When I worked at the wheelchair joint, this was a building that was originally some sort of shop, maybe for trucks. Have very tall roll up doors clear to the ceiling. The company had installed a pre-fab bolt together mezzanine floor, and there was not much headroom upstairs. I could reach up and touch the ceiling. In one corner, the rails for the door came up and along the ceiling, and closeby was a row of flourescent lamps.
They had hired a girl who had problems. One day she evidently ran out of stuff to do, and the company was slowly converting the lamps to LED. I guess someone had told her "she could do that."
I was working at my bench, and got up to stretch my legs. I heard something over in that corner, there were stock shelves blocking my view, so I walked around and here she was. She was standing on a 2- step stool, in a tank top. Her head was inches away from the lamp housing, and her bare shoulder was inches away from the door track. A bit of movement, and she could have contacted them. Here she was, changing out the fixture LIVE. Bear in mind if you were darn careful, you could do this, but IT IS NOT LEGAL and she was not an electrician
I walked over and stood there, and said as gently as I could, "do you know what you are doing with electrics?" "Not really." "Do you realize this could kill you? You need to not do this."
BEAR IN MIND this is against electrical code and OSHA. I went down and talked to the boss, and I might as well have told him that someone was eating lunch. No real reaction.
Part of my then workbench. Notice the huge American Beauty soldering iron, and DIY lamp controller in a box. The buss bars I had to solder into the drive module PC board required A LOT of HEAT!!!
Just a general view of part of the electronics bay. The closest bench was dedicated to building/ assembling, repair, and rebuild of hand control modules.

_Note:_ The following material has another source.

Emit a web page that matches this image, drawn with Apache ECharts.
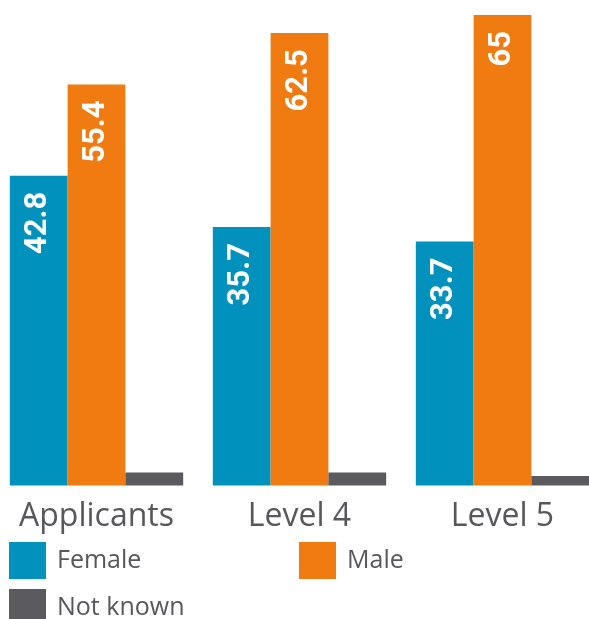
<!DOCTYPE html>
<html>
<head>
<meta charset="utf-8">
<script src="https://cdn.jsdelivr.net/npm/echarts@6/dist/echarts.min.js"></script>
<style>
html,body{margin:0;padding:0;background:#fff;}
#chart{width:589px;height:619px;}
</style>
</head>
<body>
<div id="chart"></div>
<script>
const categories = ['Applicants', 'Level 4', 'Level 5'];
const femaleValues = [42.8, 35.7, 33.7];
const maleValues = [55.4, 62.5, 65];
const notKnownValues = [1.8, 1.8, 1.3];
const seriesNames = ['Female', 'Male', 'Not known'];
const colors = ['#0091BD', '#EF7B11', '#5B5A5F'];

const chart = echarts.init(document.getElementById('chart'));
const valueLabel = {
  show: true,
  position: 'insideTop',
  distance: 16,
  rotate: 90,
  align: 'right',
  verticalAlign: 'middle',
  color: '#fff',
  fontFamily: 'Roboto',
  fontWeight: 'bold',
  fontSize: 31
};
const legendBase = {
  icon: 'path://M0 0H10V10H0Z',
  itemWidth: 37,
  itemHeight: 37,
  padding: 0,
  selectedMode: false,
  textStyle: { fontFamily: 'Open Sans', fontSize: 25, color: '#58585C', padding: [8, 0, 0, 6] }
};
chart.setOption({
  animation: false,
  color: colors,
  legend: [
    Object.assign({}, legendBase, { data: [seriesNames[0]], left: 9, top: 542 }),
    Object.assign({}, legendBase, { data: [seriesNames[1]], left: 299, top: 542 }),
    Object.assign({}, legendBase, { data: [seriesNames[2]], left: 9, top: 589 })
  ],
  grid: { left: -5, right: -15, top: 15, bottom: 133.5, containLabel: false, outerBoundsMode: 'none' },
  xAxis: {
    type: 'category',
    data: categories,
    axisLine: { show: false },
    axisTick: { show: false },
    axisLabel: { fontFamily: 'Open Sans', fontSize: 32, color: '#58585C', margin: 15 }
  },
  yAxis: {
    type: 'value',
    min: 0,
    max: 65,
    show: false,
    splitLine: { show: false }
  },
  series: [
    { name: seriesNames[0], type: 'bar', data: femaleValues, barGap: '0%', barCategoryGap: '14.6%', label: valueLabel },
    { name: seriesNames[1], type: 'bar', data: maleValues, barGap: '0%', barCategoryGap: '14.6%', label: valueLabel },
    { name: seriesNames[2], type: 'bar', data: notKnownValues, barGap: '0%', barCategoryGap: '14.6%', label: { show: false } }
  ]
});
</script>
</body>
</html>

The one just to the left had a stereo microscope, was dedicated to surface mount.
Further on down and in the corner were the test jigs for doing bench tests of the electronics packages.
My bench is down towards the end. Since the demise of the in-house electronics package, the "electronics" bay is tremendously reduced. That is allegedly what cost me my job, even though I could built everything else. They just wanted someone cheaper.
Building a bunch of accessory switchboxes. I don't remember what, I would assume these are lockout/ limit switches for power seating. You must either limit chair speed or lock it up depending on what is being done with power seating, tilt, elevate, etc.